Introduction
Cities are ever-evolving. Over the time, however, some of them develop into vibrant ones. By ‘vibrant city’ we mean the city that buzzes with energy, offering a dynamic and attractive environment for residents and visitors alike. Studies have shown a strong correlation between vibrant cities and economic competitiveness, innovation, and overall resident well-being. Vibrant cities attract talent, foster a sense of community, and provide a stimulating environment for businesses to thrive.
Measuring urban vibrancy can be a crucial metric. This article explores the key elements of urban vibrancy and how innovative technologies like remote sensing can be harnessed to measure them.
What makes a city vibrant?
There are certain key factors that contribute to a city’s liveliness:
- Density: Cities with a higher concentration of people and activity tend to be more vibrant. Densely populated areas encourage interaction, create a sense of buzz, and support a wider variety of businesses and amenities.
- Urban design: Well-designed cities prioritize walkability, public spaces, and a mix of land uses. This fosters a sense of community, encourages interaction between residents, and makes the city more enjoyable to navigate.
- Diversity: A vibrant city embraces a variety of people, businesses, and housing options. This diversity creates a dynamic and interesting environment, fostering a sense of inclusion and attracting a wider range of residents.
- Accessibility: A seamless and efficient transportation network is crucial. Cities with good public transportation, pedestrian-friendly infrastructure, and bike lanes encourage residents to explore different areas, interact with their communities, and participate in the city’s vibrancy.
Utilizing remote sensing technology to measure urban vibrancy
An original thought on studying urban vibrancy can revolve around on-the-ground observations. However, ground-based methods can be time-consuming and resource-intensive. Remote sensing techniques offers a powerful approach to measure the urban vibracy parameters. It utilizes data collected by satellites or aerial vehicles to create a comprehensive view of a city’s physical and social landscape. Following are the ways in which remote sensing technology can prove useful:
- Mapping Activity: High-resolution satellite images can reveal foot traffic patterns, car usage, and even identify areas with outdoor cafes and active businesses. This allows urban planners to pinpoint naturally vibrant areas.
- Identifying Diversity: Satellite data can tell us about the variety of land cover in a city, from parks and green spaces to commercial areas and different housing types. This detailed breakdown provides insights into the physical makeup of a neighborhood.
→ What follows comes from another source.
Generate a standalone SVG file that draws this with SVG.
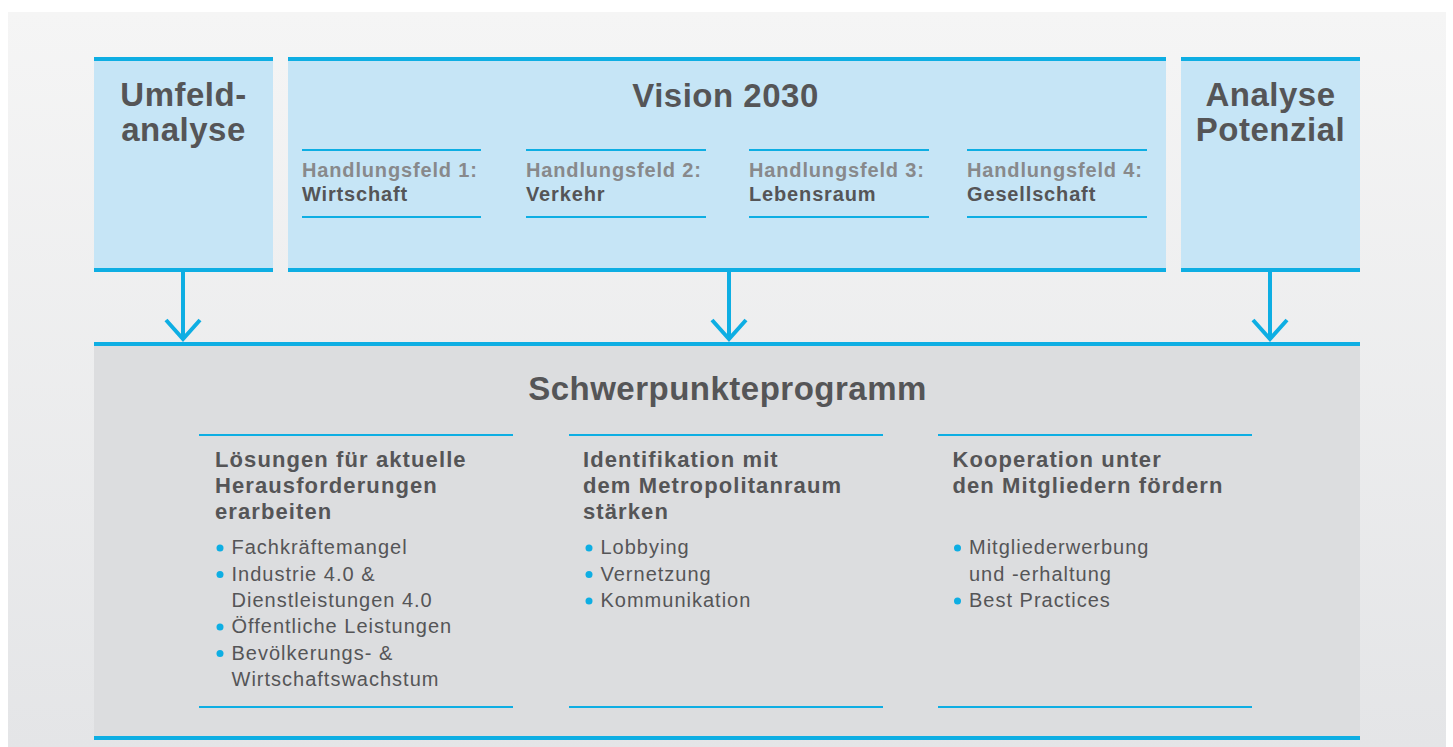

- Monitoring Accessibility: Analyzing the street network, public transportation infrastructure, and parking availability through remote sensing helps assess how easy it is to get around a city. This data can identify areas lacking accessibility, hindering vibrancy, and affecting resident well-being.
- Supporting Safety: Nighttime satellite imagery can reveal poorly lit areas that might feel unsafe. Additionally, remote sensing can help track changes in vegetation cover, which can be a factor in perceived safety in some neighborhoods.
By providing this data, remote sensing empowers urban planners, policymakers, and even citizen groups to make data-driven decisions. They can target interventions with greater precision, focusing on areas that would benefit the most from improved pedestrian infrastructure, enhanced public safety measures, or the addition of green spaces.
Conclusion
Urban vibrancy metric can play a major role in developing smart cities. By leveraging innovative technologies like remote sensing and fostering citizen engagement, we can work together to create more livable, dynamic, and vibrant urban centers for the future.
References
Gao, Chao, Shasha Li, Maopeng Sun, Xiyang Zhao, and Dewen Liu. 2024. “Exploring the Relationship between Urban Vibrancy and Built Environment Using Multi-Source Data: Case Study in Munich” Remote Sensing 16, no. 6: 1107. https://doi.org/10.3390/rs16061107
Tu, Wei, Tingting Zhu, Jizhe Xia, Yulun Zhou, Yani Lai, Jincheng Jiang, and Qingquan Li. “Portraying the spatial dynamics of urban vibrancy using multisource urban big data.” Computers, Environment and Urban Systems 80 (2020): 101428.